Trend Micro became aware of the problem after its customer support centers were assaulted with phones calls from upset users and, 10 hours later, issued another definition update that fixed the error. The company claimed that mainly European users were affected. "For a brief period of time late last week primarily some continental European consumers were affected by a Trend Micro pattern-file update with a false positive that could have led to quarantining a few Windows components," commented spokeswoman Andrea Mueller.

According to another Trend Micro statement, “customers who downloaded OPR 5.525.50 needed only to update to the latest OPR.” However, this doesn't apply for the users who can no longer boot into Windows, because they have no way to update to the bug-free new definition. Fortunately, Trend Micro released a detailed technical support document for users finding themselves in this situation. The solution involves booting Windows in “Safe Mode with Networking,” then downloading and running a restore tool developed by the company specifically for this incident.

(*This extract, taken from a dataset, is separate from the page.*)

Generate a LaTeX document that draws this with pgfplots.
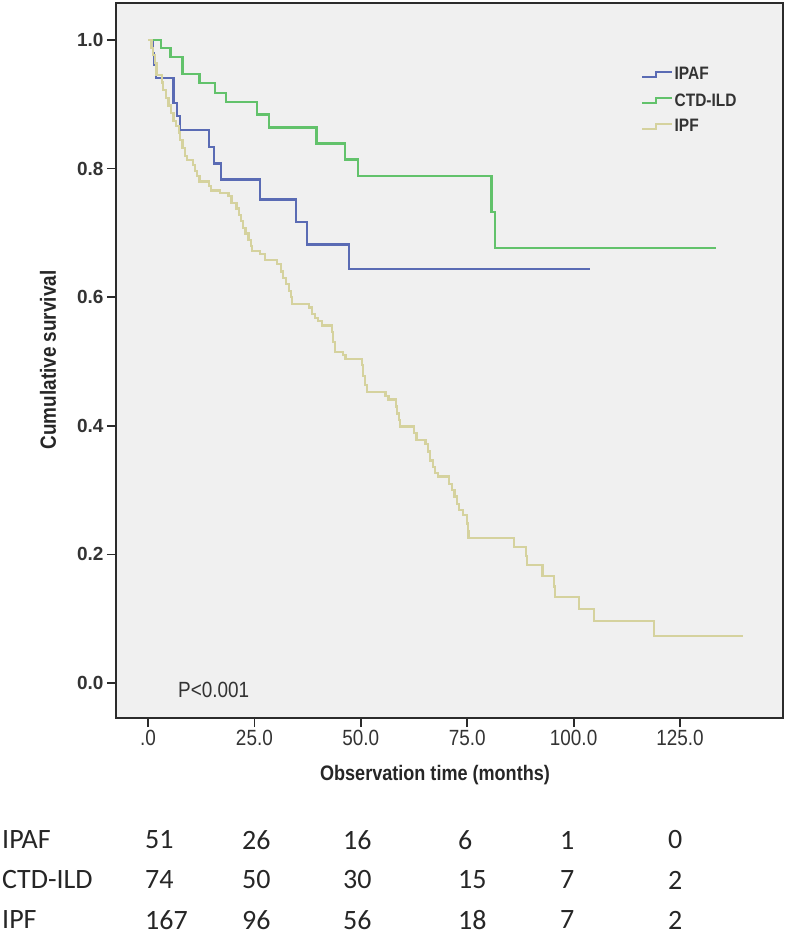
\documentclass[border=0pt]{standalone}
\usepackage{pgfplots}
\pgfplotsset{compat=1.18}
\usepackage{fontspec}
\setmainfont{Liberation Sans}
\newfontfamily\narrow[FakeStretch=0.86]{Liberation Sans}
\newfontfamily\calib{Carlito}
\definecolor{bgc}{HTML}{F0F0F0}
\definecolor{framec}{HTML}{2B2B2B}
\definecolor{labc}{HTML}{333333}
\definecolor{ipafc}{HTML}{5A6BB4}
\definecolor{ctdc}{HTML}{62C26B}
\definecolor{ipfc}{HTML}{D5D29E}
\begin{document}
\begin{tikzpicture}
\useasboundingbox (-116pt,-226pt) rectangle (671pt,718pt);
\begin{axis}[
  scale only axis, width=667pt, height=715pt,
  xmin=-7.52, xmax=149.2, ymin=-0.0544, ymax=1.0575,
  axis background/.style={fill=bgc},
  axis line style={draw=framec, line width=1.8pt},
  xtick={0,25,50,75,100,125}, xticklabels={.0,25.0,50.0,75.0,100.0,125.0},
  ytick={0,0.2,0.4,0.6,0.8,1}, yticklabels={0.0,0.2,0.4,0.6,0.8,1.0},
  tick align=outside, tick pos=left, major tick length=9pt,
  every tick/.append style={draw=framec, line width=1.8pt},
  xticklabel style={font=\narrow\fontsize{22}{24}\selectfont, text=labc},
  yticklabel style={font=\bfseries\fontsize{19}{22}\selectfont, text=labc},
  legend image code/.code={\draw[#1, line width=2pt] (0pt,-2.5pt) -- (14pt,-2.5pt) -- (14pt,2.5pt) -- (30pt,2.5pt);},
  legend style={draw=none, fill=none, at={(axis description cs:0.787,0.912)}, anchor=north west,
    inner sep=0pt, font=\narrow\bfseries\fontsize{18}{20}\selectfont, text=labc, row sep=9pt,
    nodes={inner sep=1.5pt}},
  legend cell align=left,
]
\addplot[const plot mark left, ipafc, line width=2.2pt] coordinates {
(0,1.0) (1.1,0.980) (1.4,0.961) (1.8,0.941) (6.0,0.902) (6.9,0.882) (7.5,0.860)
(14.4,0.834) (15.5,0.808) (17.1,0.783) (26.3,0.752) (34.8,0.717) (37.3,0.682)
(47.2,0.644) (103.9,0.644)};
\addlegendentry{IPAF}
\addplot[const plot mark left, ctdc, line width=2.2pt] coordinates {
(0,1.0) (3.0,0.987) (5.3,0.973) (8.1,0.947) (12.1,0.933) (15.7,0.918) (18.3,0.903)
(25.7,0.884) (28.5,0.864) (39.6,0.839) (46.3,0.814) (49.4,0.789) (80.7,0.733)
(81.5,0.677) (133.5,0.677)};
\addlegendentry{CTD-ILD}
\addplot[const plot mark left, ipfc, line width=2.2pt] coordinates {
(0,1.0) (0.8,0.988) (1.2,0.976) (1.6,0.964) (2.0,0.946) (3.2,0.934) (3.6,0.922)
(4.2,0.910) (4.8,0.898) (5.4,0.886) (6.0,0.874) (6.6,0.866) (7.2,0.856) (7.6,0.844)
(8.1,0.832) (8.6,0.820) (9.1,0.813) (10.5,0.806) (11.1,0.796) (11.6,0.788)
(12.1,0.780) (14.3,0.773) (14.8,0.766) (16.9,0.762) (18.9,0.757) (19.6,0.747)
(20.8,0.738) (21.3,0.728) (21.8,0.718) (22.4,0.708) (22.9,0.699) (23.6,0.689)
(24.2,0.680) (24.5,0.672) (26.3,0.667) (27.5,0.658) (30.3,0.652) (31.2,0.640)
(31.8,0.630) (32.5,0.620) (33.1,0.610) (33.6,0.600) (33.9,0.590) (37.8,0.584)
(38.5,0.574) (39.2,0.568) (40.0,0.563) (40.8,0.556) (43.3,0.546) (43.5,0.530)
(43.9,0.515) (45.9,0.510) (46.4,0.504) (50.3,0.494) (50.6,0.478) (51.0,0.464)
(51.4,0.452) (55.8,0.446) (56.5,0.441) (58.2,0.430) (58.5,0.419) (58.9,0.409)
(59.2,0.399) (62.5,0.389) (63.1,0.378) (65.2,0.372) (65.8,0.360) (66.3,0.346)
(66.9,0.336) (67.4,0.326) (68.2,0.321) (70.8,0.310) (71.4,0.300) (72.0,0.290)
(72.6,0.279) (73.0,0.269) (74.1,0.261) (74.9,0.248) (75.1,0.236) (75.3,0.225)
(86.0,0.212) (88.8,0.197) (89.0,0.183) (92.7,0.167) (95.4,0.150) (95.6,0.134)
(101.3,0.115) (104.8,0.097) (118.9,0.073) (139.8,0.073)};
\addlegendentry{IPF}
\end{axis}
% annotations and axis titles
\node[anchor=west, inner sep=0pt, font=\narrow\fontsize{22}{24}\selectfont, text=labc] at (62pt,28pt) {P<0.001};
\node[anchor=center, inner sep=0pt, font=\narrow\bfseries\fontsize{21}{24}\selectfont, text=black!85] at (319pt,-57pt) {Observation time (months)};
\node[anchor=center, rotate=90, inner sep=0pt, font=\narrow\bfseries\fontsize{22}{24}\selectfont, text=black!85] at (-68pt,358pt) {Cumulative survival};
% number at risk table
\begin{scope}[every node/.style={anchor=west, inner sep=0pt, font=\calib\fontsize{28}{30}\selectfont, text=black!85}]
\node at (-114pt,-122pt) {IPAF};
\node at (-114pt,-162pt) {CTD-ILD};
\node at (-114pt,-202pt) {IPF};
\foreach \v [count=\i] in {51,26,16,6,1,0} {
  \pgfmathsetmacro{\xx}{{29,126,227,342,444,552}[\i-1]}
  \node at (\xx pt,-122pt) {\v};
}
\foreach \v [count=\i] in {74,50,30,15,7,2} {
  \pgfmathsetmacro{\xx}{{29,126,227,342,444,552}[\i-1]}
  \node at (\xx pt,-162pt) {\v};
}
\foreach \v [count=\i] in {167,96,56,18,7,2} {
  \pgfmathsetmacro{\xx}{{29,126,227,342,444,552}[\i-1]}
  \node at (\xx pt,-202pt) {\v};
}
\end{scope}
\end{tikzpicture}
\end{document}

This is not the first time a security company issues bogus definitions updates that affect the normal behavior of users' computers, nor is it even the first time for Trend Micro. A previous Trend Micro incident involved a bug in the definitions file that overloaded the CPU and crashed computers, but it was restricted mostly to users in Japan. Symantec Inc. was also responsible for another highly similar incident, where signatures generated false positives on vital system files and left thousands of computers unbootable.